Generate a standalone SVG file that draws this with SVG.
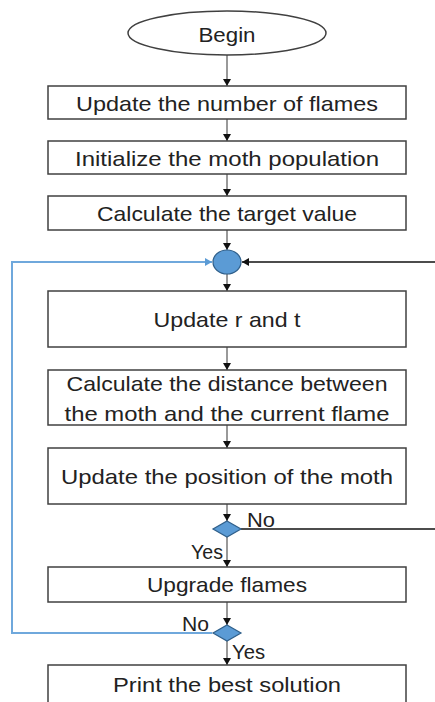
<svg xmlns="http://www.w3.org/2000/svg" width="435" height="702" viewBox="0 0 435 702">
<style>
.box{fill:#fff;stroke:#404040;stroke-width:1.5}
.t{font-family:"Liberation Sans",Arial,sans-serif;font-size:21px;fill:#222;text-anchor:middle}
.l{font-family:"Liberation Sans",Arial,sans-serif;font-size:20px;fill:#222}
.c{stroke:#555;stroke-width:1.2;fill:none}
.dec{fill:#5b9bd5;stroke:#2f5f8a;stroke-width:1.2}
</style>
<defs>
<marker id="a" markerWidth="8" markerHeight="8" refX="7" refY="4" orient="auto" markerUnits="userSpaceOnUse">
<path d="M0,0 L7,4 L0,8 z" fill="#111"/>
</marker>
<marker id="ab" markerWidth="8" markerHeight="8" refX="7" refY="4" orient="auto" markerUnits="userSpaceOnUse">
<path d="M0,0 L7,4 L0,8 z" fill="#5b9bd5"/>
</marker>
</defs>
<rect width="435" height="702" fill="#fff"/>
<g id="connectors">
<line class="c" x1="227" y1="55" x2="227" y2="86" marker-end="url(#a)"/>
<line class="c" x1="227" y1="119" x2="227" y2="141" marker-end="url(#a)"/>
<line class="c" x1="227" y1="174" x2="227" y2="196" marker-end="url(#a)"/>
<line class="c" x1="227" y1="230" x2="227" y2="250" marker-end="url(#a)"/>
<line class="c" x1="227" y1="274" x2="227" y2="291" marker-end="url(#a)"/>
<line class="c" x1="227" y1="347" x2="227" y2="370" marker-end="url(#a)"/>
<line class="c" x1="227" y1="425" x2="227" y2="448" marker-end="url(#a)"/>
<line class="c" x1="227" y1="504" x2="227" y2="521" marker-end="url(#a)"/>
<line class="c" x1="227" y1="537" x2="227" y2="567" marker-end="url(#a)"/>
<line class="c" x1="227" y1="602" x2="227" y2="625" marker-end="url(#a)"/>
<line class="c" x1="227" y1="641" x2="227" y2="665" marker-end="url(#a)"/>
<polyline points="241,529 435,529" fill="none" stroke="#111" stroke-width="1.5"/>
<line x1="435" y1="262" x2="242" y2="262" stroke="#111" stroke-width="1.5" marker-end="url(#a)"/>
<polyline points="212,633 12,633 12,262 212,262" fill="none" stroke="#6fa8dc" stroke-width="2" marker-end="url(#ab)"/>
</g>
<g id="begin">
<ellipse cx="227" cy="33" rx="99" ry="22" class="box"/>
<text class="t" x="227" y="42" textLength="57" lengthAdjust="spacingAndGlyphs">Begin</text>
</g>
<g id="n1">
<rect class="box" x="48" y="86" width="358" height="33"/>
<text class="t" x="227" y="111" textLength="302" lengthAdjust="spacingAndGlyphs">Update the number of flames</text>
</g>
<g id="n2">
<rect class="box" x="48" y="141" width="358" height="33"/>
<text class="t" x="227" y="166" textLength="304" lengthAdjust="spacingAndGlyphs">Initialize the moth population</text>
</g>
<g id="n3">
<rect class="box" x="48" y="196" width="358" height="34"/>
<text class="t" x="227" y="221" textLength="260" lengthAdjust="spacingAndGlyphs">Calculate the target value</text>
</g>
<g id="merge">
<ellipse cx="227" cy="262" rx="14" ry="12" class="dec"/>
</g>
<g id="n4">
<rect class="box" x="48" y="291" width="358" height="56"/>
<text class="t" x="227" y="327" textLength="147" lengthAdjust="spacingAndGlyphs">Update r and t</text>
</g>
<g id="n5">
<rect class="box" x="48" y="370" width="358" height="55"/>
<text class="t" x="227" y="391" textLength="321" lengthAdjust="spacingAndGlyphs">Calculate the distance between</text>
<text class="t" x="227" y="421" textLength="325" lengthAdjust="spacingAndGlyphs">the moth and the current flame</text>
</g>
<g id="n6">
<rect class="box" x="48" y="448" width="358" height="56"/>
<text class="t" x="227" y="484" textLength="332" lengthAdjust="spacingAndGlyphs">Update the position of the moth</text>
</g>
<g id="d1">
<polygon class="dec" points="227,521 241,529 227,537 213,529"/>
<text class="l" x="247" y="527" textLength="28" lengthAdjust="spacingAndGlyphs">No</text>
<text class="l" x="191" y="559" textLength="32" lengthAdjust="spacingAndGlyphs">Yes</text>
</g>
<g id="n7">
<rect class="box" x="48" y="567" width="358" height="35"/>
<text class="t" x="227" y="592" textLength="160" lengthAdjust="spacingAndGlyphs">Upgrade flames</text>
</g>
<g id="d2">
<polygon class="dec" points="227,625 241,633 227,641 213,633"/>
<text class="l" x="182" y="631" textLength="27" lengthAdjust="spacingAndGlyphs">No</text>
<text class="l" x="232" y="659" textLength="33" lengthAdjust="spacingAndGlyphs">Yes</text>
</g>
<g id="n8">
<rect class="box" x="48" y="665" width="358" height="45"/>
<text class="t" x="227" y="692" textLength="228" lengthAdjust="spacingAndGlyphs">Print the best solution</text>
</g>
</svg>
------
SET EXERCISE -
Reproduce the full material exactly, excluding the pictures.

SOLUTION TO THIS PROBLEM -
Generate a standalone SVG file that draws this with SVG.
<svg xmlns="http://www.w3.org/2000/svg" width="435" height="702" viewBox="0 0 435 702">
<style>
.box{fill:#fff;stroke:#404040;stroke-width:1.5}
.t{font-family:"Liberation Sans",Arial,sans-serif;font-size:21px;fill:#222;text-anchor:middle}
.l{font-family:"Liberation Sans",Arial,sans-serif;font-size:20px;fill:#222}
.c{stroke:#555;stroke-width:1.2;fill:none}
.dec{fill:#5b9bd5;stroke:#2f5f8a;stroke-width:1.2}
</style>
<defs>
<marker id="a" markerWidth="8" markerHeight="8" refX="7" refY="4" orient="auto" markerUnits="userSpaceOnUse">
<path d="M0,0 L7,4 L0,8 z" fill="#111"/>
</marker>
<marker id="ab" markerWidth="8" markerHeight="8" refX="7" refY="4" orient="auto" markerUnits="userSpaceOnUse">
<path d="M0,0 L7,4 L0,8 z" fill="#5b9bd5"/>
</marker>
</defs>
<rect width="435" height="702" fill="#fff"/>
<g id="connectors">
<line class="c" x1="227" y1="55" x2="227" y2="86" marker-end="url(#a)"/>
<line class="c" x1="227" y1="119" x2="227" y2="141" marker-end="url(#a)"/>
<line class="c" x1="227" y1="174" x2="227" y2="196" marker-end="url(#a)"/>
<line class="c" x1="227" y1="230" x2="227" y2="250" marker-end="url(#a)"/>
<line class="c" x1="227" y1="274" x2="227" y2="291" marker-end="url(#a)"/>
<line class="c" x1="227" y1="347" x2="227" y2="370" marker-end="url(#a)"/>
<line class="c" x1="227" y1="425" x2="227" y2="448" marker-end="url(#a)"/>
<line class="c" x1="227" y1="504" x2="227" y2="521" marker-end="url(#a)"/>
<line class="c" x1="227" y1="537" x2="227" y2="567" marker-end="url(#a)"/>
<line class="c" x1="227" y1="602" x2="227" y2="625" marker-end="url(#a)"/>
<line class="c" x1="227" y1="641" x2="227" y2="665" marker-end="url(#a)"/>
<polyline points="241,529 435,529" fill="none" stroke="#111" stroke-width="1.5"/>
<line x1="435" y1="262" x2="242" y2="262" stroke="#111" stroke-width="1.5" marker-end="url(#a)"/>
<polyline points="212,633 12,633 12,262 212,262" fill="none" stroke="#6fa8dc" stroke-width="2" marker-end="url(#ab)"/>
</g>
<g id="begin">
<ellipse cx="227" cy="33" rx="99" ry="22" class="box"/>
<text class="t" x="227" y="42" textLength="57" lengthAdjust="spacingAndGlyphs">Begin</text>
</g>
<g id="n1">
<rect class="box" x="48" y="86" width="358" height="33"/>
<text class="t" x="227" y="111" textLength="302" lengthAdjust="spacingAndGlyphs">Update the number of flames</text>
</g>
<g id="n2">
<rect class="box" x="48" y="141" width="358" height="33"/>
<text class="t" x="227" y="166" textLength="304" lengthAdjust="spacingAndGlyphs">Initialize the moth population</text>
</g>
<g id="n3">
<rect class="box" x="48" y="196" width="358" height="34"/>
<text class="t" x="227" y="221" textLength="260" lengthAdjust="spacingAndGlyphs">Calculate the target value</text>
</g>
<g id="merge">
<ellipse cx="227" cy="262" rx="14" ry="12" class="dec"/>
</g>
<g id="n4">
<rect class="box" x="48" y="291" width="358" height="56"/>
<text class="t" x="227" y="327" textLength="147" lengthAdjust="spacingAndGlyphs">Update r and t</text>
</g>
<g id="n5">
<rect class="box" x="48" y="370" width="358" height="55"/>
<text class="t" x="227" y="391" textLength="321" lengthAdjust="spacingAndGlyphs">Calculate the distance between</text>
<text class="t" x="227" y="421" textLength="325" lengthAdjust="spacingAndGlyphs">the moth and the current flame</text>
</g>
<g id="n6">
<rect class="box" x="48" y="448" width="358" height="56"/>
<text class="t" x="227" y="484" textLength="332" lengthAdjust="spacingAndGlyphs">Update the position of the moth</text>
</g>
<g id="d1">
<polygon class="dec" points="227,521 241,529 227,537 213,529"/>
<text class="l" x="247" y="527" textLength="28" lengthAdjust="spacingAndGlyphs">No</text>
<text class="l" x="191" y="559" textLength="32" lengthAdjust="spacingAndGlyphs">Yes</text>
</g>
<g id="n7">
<rect class="box" x="48" y="567" width="358" height="35"/>
<text class="t" x="227" y="592" textLength="160" lengthAdjust="spacingAndGlyphs">Upgrade flames</text>
</g>
<g id="d2">
<polygon class="dec" points="227,625 241,633 227,641 213,633"/>
<text class="l" x="182" y="631" textLength="27" lengthAdjust="spacingAndGlyphs">No</text>
<text class="l" x="232" y="659" textLength="33" lengthAdjust="spacingAndGlyphs">Yes</text>
</g>
<g id="n8">
<rect class="box" x="48" y="665" width="358" height="45"/>
<text class="t" x="227" y="692" textLength="228" lengthAdjust="spacingAndGlyphs">Print the best solution</text>
</g>
</svg>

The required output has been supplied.